I'm trying to look at this through the lens of the Bible because that is the only way to arrive at truth. I don't want to see things through my own preconceptions or "the gospel according to Victoria" - how I would rule the world.
Yes, I am angry over my father's death, not so much because he died, or even whether or not he's in hell. Those were questions that merely covered the bigger questions of God's goodness in creating this whole world to begin with. That's where I am at this moment. And I am angry that He would create to begin with knowing that so many people would go to hell. I can understand God not saving some people so that His glory can be displayed in His justice. Just, so many?
And this is where the questions cease to be answered. Again and again I circle back to Job. God's answer is what He gave to Job - a non-answer basically saying if you can't explain and control the natural world, how do you expect to understand the supernatural world? I seem to remember Hank Hanegraaff, the "Bible Answer Man," saying that it would be like trying to explain Einstein to a small-necked clam - the clam has no hope of ever understanding something so far beyond him. If I can't understand the list of things He told Job, I certainly can't understand His purposes in creation. Change my heart, God, to be in sync with Yours!
God also points me back to "Trust in the LORD with all your heart And do not lean on your own understanding" (Proverbs 3:5, NASB). Admittedly, my "own understanding" is part of the problem, as there is a difference between how *I* would run the world vs. how God runs it.
One post from Dolores made an impact on me because of everyone, she understood what I was saying. I think if you're a Christian long enough, sooner or later you go through something like this. You've gotten past the "What if God doesn't exist?" doubts and now know for a fact that He does. But then the next doubt, the one not often talked about, is "What if He does exist but He's not actually benevolent?" I've been there, too, and it hurts, and it also terrifies. But Victoria, it will pass. A day will come when you suddenly can feel God's goodness, when you know its reality just as surely as you can perceive God existing. Suddenly things make sense even when you can't always explain it logically. It's a grace. It will suddenly rush in as a relief, like cool, quenching water when you're so thirsty you're scared of dying of it. And you will be so much stronger then than you were before these doubts arose!

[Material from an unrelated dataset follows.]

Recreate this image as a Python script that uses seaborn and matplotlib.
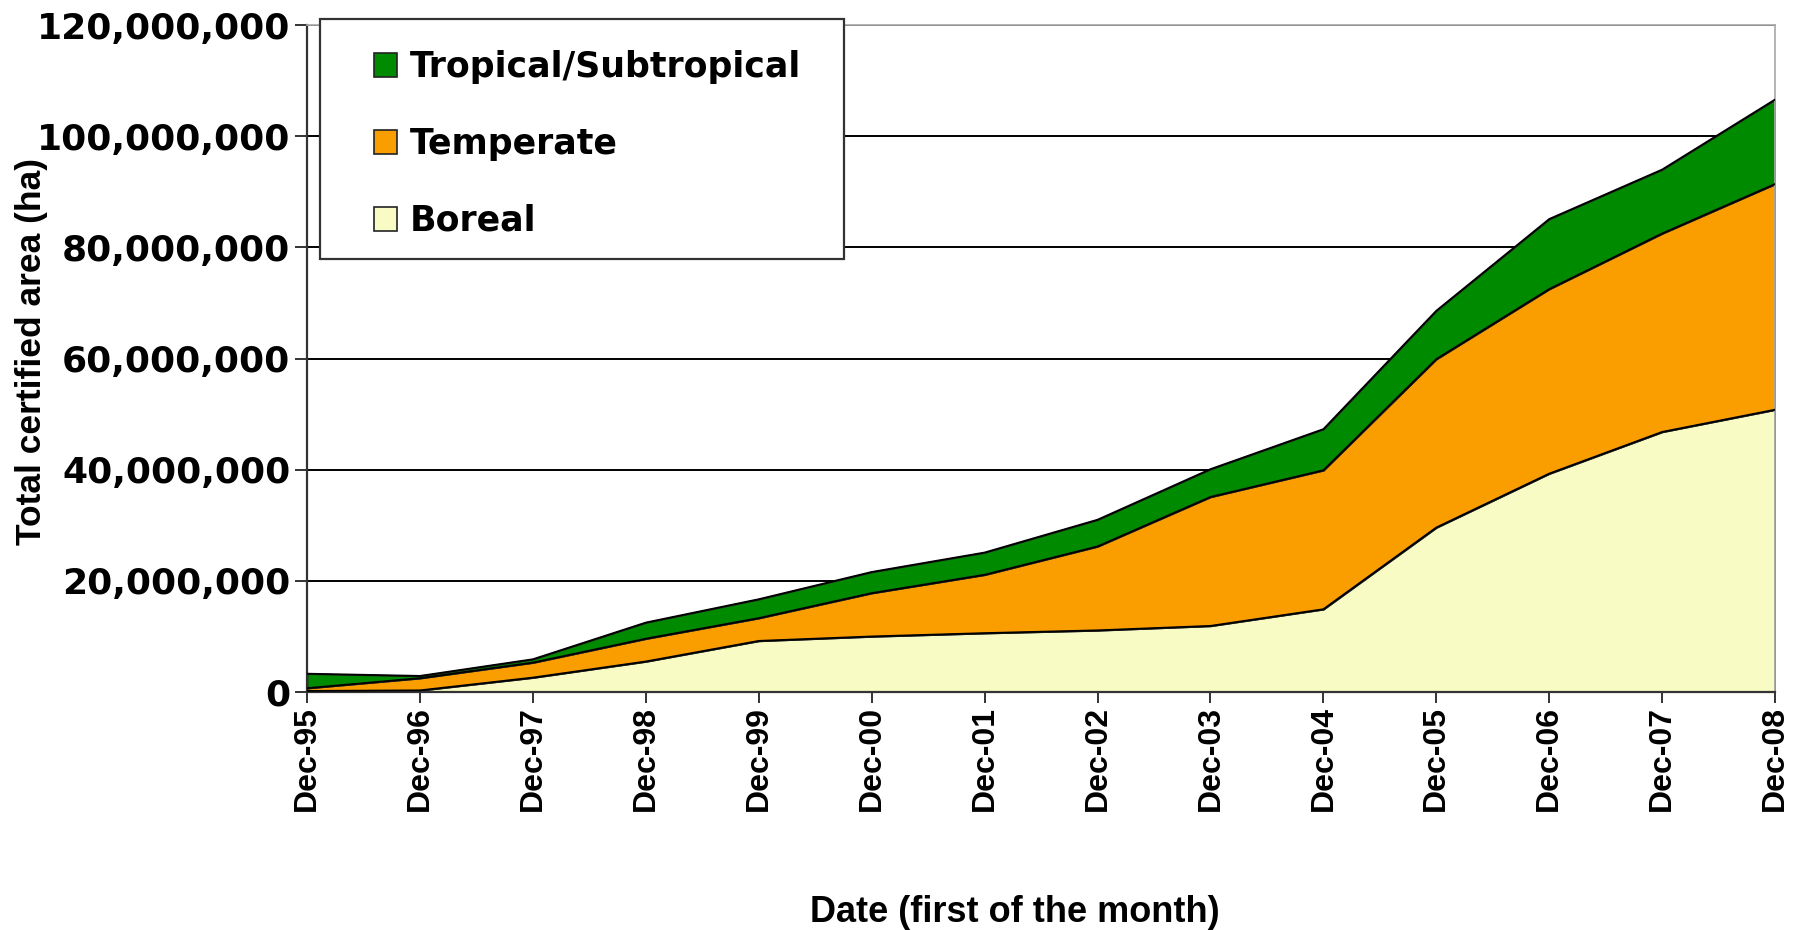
import matplotlib
matplotlib.use("Agg")
import matplotlib.pyplot as plt
import seaborn as sns
import numpy as np
import pandas as pd
from matplotlib.ticker import FuncFormatter
from matplotlib.patches import Rectangle

# values (hectares, millions)
dates = ["Dec-95", "Dec-96", "Dec-97", "Dec-98", "Dec-99", "Dec-00", "Dec-01",
         "Dec-02", "Dec-03", "Dec-04", "Dec-05", "Dec-06", "Dec-07", "Dec-08"]
boreal = [0.2, 0.3, 2.6, 5.5, 9.2, 10.0, 10.6, 11.1, 11.9, 14.9, 29.6, 39.3, 46.8, 50.8]
temperate = [0.5, 2.2, 2.7, 4.1, 4.1, 7.8, 10.5, 15.1, 23.2, 25.0, 30.3, 33.2, 35.7, 40.6]
tropical = [2.6, 0.4, 0.6, 2.9, 3.4, 3.8, 4.0, 4.8, 5.0, 7.4, 8.7, 12.6, 11.5, 15.2]

labels = ["Boreal", "Temperate", "Tropical/Subtropical"]
colors = ["#F8FCC4", "#FA9E00", "#008A00"]

sns.set_theme(style="white")
plt.rcParams['font.family'] = ['Liberation Sans', 'DejaVu Sans']
plt.rcParams['text.color'] = 'black'
plt.rcParams['axes.labelcolor'] = 'black'
plt.rcParams['xtick.color'] = 'black'
plt.rcParams['ytick.color'] = 'black'

df = pd.DataFrame({"x": np.arange(len(dates)),
                   "Boreal": np.array(boreal) * 1e6,
                   "Temperate": np.array(temperate) * 1e6,
                   "Tropical/Subtropical": np.array(tropical) * 1e6})

fig = plt.figure(figsize=(17.99, 9.30), dpi=100)
ax = fig.add_axes([0.1707, 0.2559, 0.816, 0.7172])

ax.stackplot(df["x"], df["Boreal"], df["Temperate"], df["Tropical/Subtropical"],
             colors=colors, labels=labels, edgecolor="none", zorder=2)

# outlines of each stacked layer
cum = df[labels].cumsum(axis=1)
for col in labels:
    sns.lineplot(x=df["x"], y=cum[col], color="black", linewidth=1.3, ax=ax, zorder=3)

ax.set_xlim(0, len(dates) - 1)
ax.set_ylim(0, 120e6)
ax.set_yticks(np.arange(0, 120e6 + 1, 20e6))
ax.yaxis.set_major_formatter(FuncFormatter(lambda v, p: f"{int(v):,}"))
ax.set_xticks(df["x"])
ax.set_xticklabels(dates, rotation=90, fontsize=23, fontweight="bold")
for t in ax.get_yticklabels():
    t.set_fontfamily("DejaVu Sans")
    t.set_fontweight("bold")
    t.set_fontsize(26)

ax.grid(axis="y", color="black", linewidth=1.4, zorder=1)
ax.set_axisbelow(True)
ax.tick_params(axis="y", which="major", direction="out", length=9, width=1.4,
               color="#333333", left=True, pad=3)
ax.tick_params(axis="x", which="major", direction="out", length=8, width=1.4,
               color="#333333", bottom=True, pad=2)

ax.spines["left"].set_color("#333333")
ax.spines["left"].set_linewidth(1.6)
ax.spines["bottom"].set_color("#333333")
ax.spines["bottom"].set_linewidth(1.6)
ax.spines["top"].set_color("#aaaaaa")
ax.spines["right"].set_color("#aaaaaa")

ax.set_ylabel("Total certified area (ha)", fontsize=25.5, fontweight="bold", va="center")
ax.yaxis.set_label_coords(-0.188, 0.51)
ax.set_xlabel("Date (first of the month)", fontsize=26, fontweight="bold", va="center")
ax.xaxis.set_label_coords(0.482, -0.33)

# legend box drawn separately so its padding can match the original
box = Rectangle((0.0089, 0.649), 0.357, 0.36, transform=ax.transAxes,
                facecolor="white", edgecolor="#333333", linewidth=1.6,
                zorder=4, clip_on=False)
ax.add_patch(box)

handles, lbls = ax.get_legend_handles_labels()
for h in handles:
    h.set_edgecolor("#222222")
    h.set_linewidth(1.2)
leg = ax.legend(handles[::-1], lbls[::-1], loc="upper left",
                bbox_to_anchor=(0.0455, 0.962), frameon=False,
                prop={"family": "DejaVu Sans", "weight": "bold", "size": 25},
                handlelength=0.68, handleheight=0.68, handletextpad=0.36,
                labelspacing=1.23, borderpad=0, borderaxespad=0)
leg.set_zorder(5)

fig.savefig("out.png", dpi=100, facecolor="white")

And this is where I am. As she said, the doubts I'm having are not usually talked about. But I think they should be because my questions are honest questions. I'm not trying to trip anyone up or glorify myself.
I do not have the strength right now to hold onto Him, but this is not the first time I have been this weak, and He had held onto me before. I pray He holds onto me now. I don't understand, and I want to, and I pray that God will change my heart because it is not right with Him right now!
Most every night I find myself praying this prayer by John Piper: "Fix me, change me, alter me, go down, kill me if you can’t, but don’t let me live out of sync with the Bible! Don’t let my heart stay out of sync with the Bible! God, I got all kinds of feelings right now that are not in sync with the Bible. Would you come and change me?"
God is my only hope of getting through this with my faith in Him intact. He has called me and saved me. He has held on to me and carried me when I was too weak to hold onto Him. I have hope that He will carry me through this, too.
So is He good? I don't know right now. But with His help I may just be able to believe it.